The Financial Conduct Authority (FCA) and the Prudential Regulation Authority (PRA) have announced their decision to ban and fine the former CEO of a small mutual insurer over tax avoidance.
It comes after a joint investigation which found that between February 2010 and July 2016, Stuart Malcolm Forsyth, CEO of the Scottish Boatowners Mutual Insurance Association (SBMIA), transferred “excessive amounts” of his own remuneration to his wife to reduce his own tax liability and took steps to “conceal that arrangement”.

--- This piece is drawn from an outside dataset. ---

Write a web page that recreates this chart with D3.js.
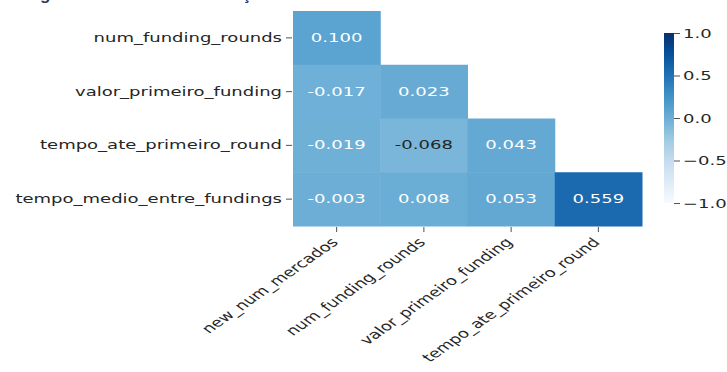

According to the regulator, Forsyth paid his wife a proportion of his own salary in compensation for providing some out of hours administrative support and occasional hospitality at home.
Up until 2010, Mrs Forsyth was paid between £5,000 and approximately £10,000 per annum, which the FCA was “not obviously unreasonable for the work she was undertaking”.
However, the FCA said from 2010, Mr Forsyth transferred increasing amounts of his salary, and in most years all or part of his own bonus, to Mrs Forsyth in order to “reduce his tax liability”.
The FCA ‘Decision Notice’, which reflects the FCA’s view of what occurred, outlines the reasons for its decision to ban Mr Forsyth and fine him £78,318 for lacking integrity.
Forsyth has now referred the ‘Decision Notice’ to the Upper Tribunal, where the parties will present their respective cases.
A statement by the FCA read: “Mr Forsyth did not believe that his actions were permissible. He was aware that Mrs Forsyth only carried out a limited amount of administrative work and that the amount of her remuneration for that work was unjustified.
“By deliberately arranging these payments to Mrs Forsyth, Mr Forsyth acted without integrity to his financial benefit.”